How about a plugin bike?  

This cash goes to people who can afford a new car, or worse, it helps someone who doesn't have the income to afford a new car to use the rebate to buy one anyway.  Record car loans failures are following the mortgage crisis.  Detroit pushed gas guzzlers with rebates, now look at what happened.

I say reward conservation.  For each gallon of gas not burned.  There has to be a way to make that work.

http://amazngdrx.blogharbor.com/blog

Well, since you asked, no

Let's set aside the unhelpful notion that we should forgo good legislation so that we can hold out for fantasy legislation. The bigger issue here is that such a scheme wouldn't work. You'd immediately smack into both an additionality problem and a verification problem with the plug-in bike guy (these issues don't just apply to carbon offsets, wouldn't you know).

Sure, you could just slap an enormous gas guzzler tax on SUVs and skip the rebate altogether.

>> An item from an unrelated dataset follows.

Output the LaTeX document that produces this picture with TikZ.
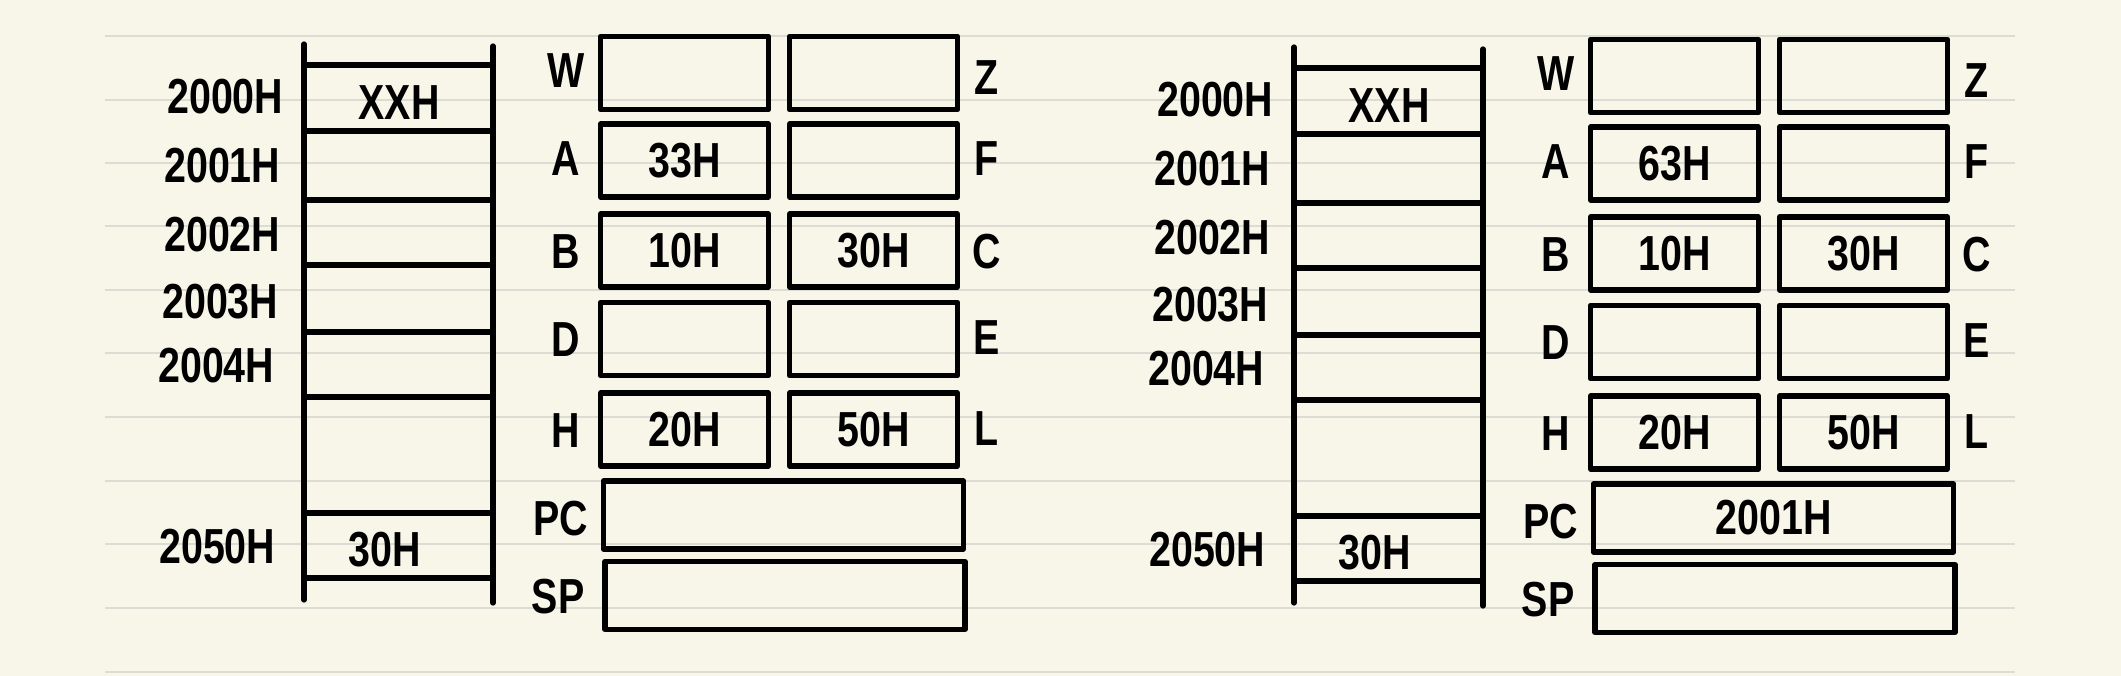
\documentclass[tikz,border=0pt]{standalone}
\usepackage{fontspec}
\setmainfont{Liberation Sans}[FakeStretch=0.8]
\definecolor{paper}{HTML}{F8F6E9}
\definecolor{ruling}{HTML}{DCDCD4}
\tikzset{
  hand/.style={font=\fontsize{14}{16}\selectfont\bfseries},
  reg/.style={draw, line width=1.5pt, line join=round, minimum width=1.68cm, minimum height=0.73cm, inner sep=0pt, hand},
  wide/.style={reg, minimum width=3.6cm, minimum height=0.68cm},
  lbl/.style={hand, inner sep=0pt},
  addr/.style={hand, inner sep=0pt, anchor=east},
  mem/.style={line width=1.5pt, line cap=round},
}
\begin{document}
\begin{tikzpicture}[x=0.01cm, y=-0.01cm]
  % paper
  \fill[paper] (0,0) rectangle (2121,676);
  \useasboundingbox (0,0) rectangle (2121,676);
  \foreach \ry in {36,100,163,226,290,353,417,481,544,608,672}
    \draw[ruling, line width=0.7pt] (105,\ry) -- (2015,\ry);

  % two snapshots: before and after
  \foreach \sx/\sy/\p/\va/\vpc in {0/0/L/33H/{}, 990/3/R/63H/2001H}{
  \begin{scope}[shift={(\sx,\sy)}, name prefix=\p-]
    % memory
    \draw[mem] (304,44) -- (304,600);
    \draw[mem] (493,46) -- (493,603);
    \foreach \my in {65,131,200,265,332,397,513,578}
      \draw[mem] (304,\my) -- (493,\my);
    \node[addr] (m0) at (284,97) {2000H};
    \node[addr] (m1) at (281,166) {2001H};
    \node[addr] (m2) at (281,235) {2002H};
    \node[addr] (m3) at (279,302) {2003H};
    \node[addr] (m4) at (275,366) {2004H};
    \node[addr] (m50) at (276,547) {2050H};
    \node[lbl] (c0) at (399,103) {XXH};
    \node[lbl] (c50) at (385,550) {30H};

    % registers
    \node[reg] (W) at (684.5,73) {};
    \node[reg] (Z) at (873.5,73) {};
    \node[reg] (A) at (684.5,160.5) {\va};
    \node[reg] (F) at (873.5,160.5) {};
    \node[reg] (B) at (684.5,250.5) {10H};
    \node[reg] (C) at (873.5,250.5) {30H};
    \node[reg] (D) at (684.5,339) {};
    \node[reg] (E) at (873.5,339) {};
    \node[reg] (H) at (684.5,429.5) {20H};
    \node[reg] (L) at (873.5,429.5) {50H};
    \node[wide] (PC) at (783.5,515) {\vpc};
    \node[wide] (SP) at (785,595.5) {};

    % register names
    \node[lbl] (nW) at (566,71) {W};
    \node[lbl] (nA) at (566,159) {A};
    \node[lbl] (nB) at (566,252) {B};
    \node[lbl] (nD) at (566,340) {D};
    \node[lbl] (nH) at (566,431) {H};
    \node[lbl] (nPC) at (561,519) {PC};
    \node[lbl] (nSP) at (558,597) {SP};
    \node[lbl] (nZ) at (987,78) {Z};
    \node[lbl] (nF) at (987,159) {F};
    \node[lbl] (nC) at (987,252) {C};
    \node[lbl] (nE) at (987,338) {E};
    \node[lbl] (nL) at (987,429) {L};
  \end{scope}}
\end{tikzpicture}
\end{document}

But that bill won't pass, so we might as well add a free pony proviso on there as well, skip the entire debate, and go out for beer.

www.terrapass.com/blog

6kwh=1 gallon

So give a 5 cent per kwh subsidy to everyone charging up their plugin hybrid.  Those kwh are saving gas.  30 cents per gallon equivalent in clean electricity.

Metering devices on plugin hybrids can keep track of the commerce and subsidy.  And even the accounts online, just as credit/debit cards work now.  I'm sure paypal would be glad to handle it all, hehey.

As for helping consumers afford plugin hybrids, the government ought to put in million unit multiple year orders to impell cost savings from mass production.

Auto companies could be pushed on price and quality with government contracts as incentive.  make them do it right, just as in wW 2 war production.  Replace state owned gas guzzlers with tax saving plugin hybrids for government employee work vehicles.

Pay for it with cuts in subsidies to big oil, coal, and nuke corprs.

http://amazngdrx.blogharbor.com/blog

Interesting ideas

But let's consider. 1.8 million new cars are sold in California every year. To a first approximation, roughly zero of them are plug-in hybrids. So what's wrong with the feebate system again?

I'm really not suggesting there aren't all sorts of other cool things we could be doing to encourage plug-ins, electric bikes, etc. I just don't really what they have to do with this perfectly helpful piece of legislation.

www.terrapass.com/blog

Misplaced target

You put the X right on the reduction you want to occur.  And bombard it with cash.  Pennies per kwh is a safe bet when it goes to stimulate the local economy.

The rebate and tax system targets the well off only, who can afford new vehicles.  And encourages consumption.

While at the same time enraging republican hummer buyers (who are taxed on their hummer)against everything green.  thus boosting fund raising for the GOP.  Hehey.

http://amazngdrx.blogharbor.com/blog

Too True

   Adam Stein is sadly correct.  There is no way the American bourgeoisie is going to support a program that puts money in the hands of the poor.  Any such program to transfer money must keep it in the hands of the wealthy and the middle class to succeed.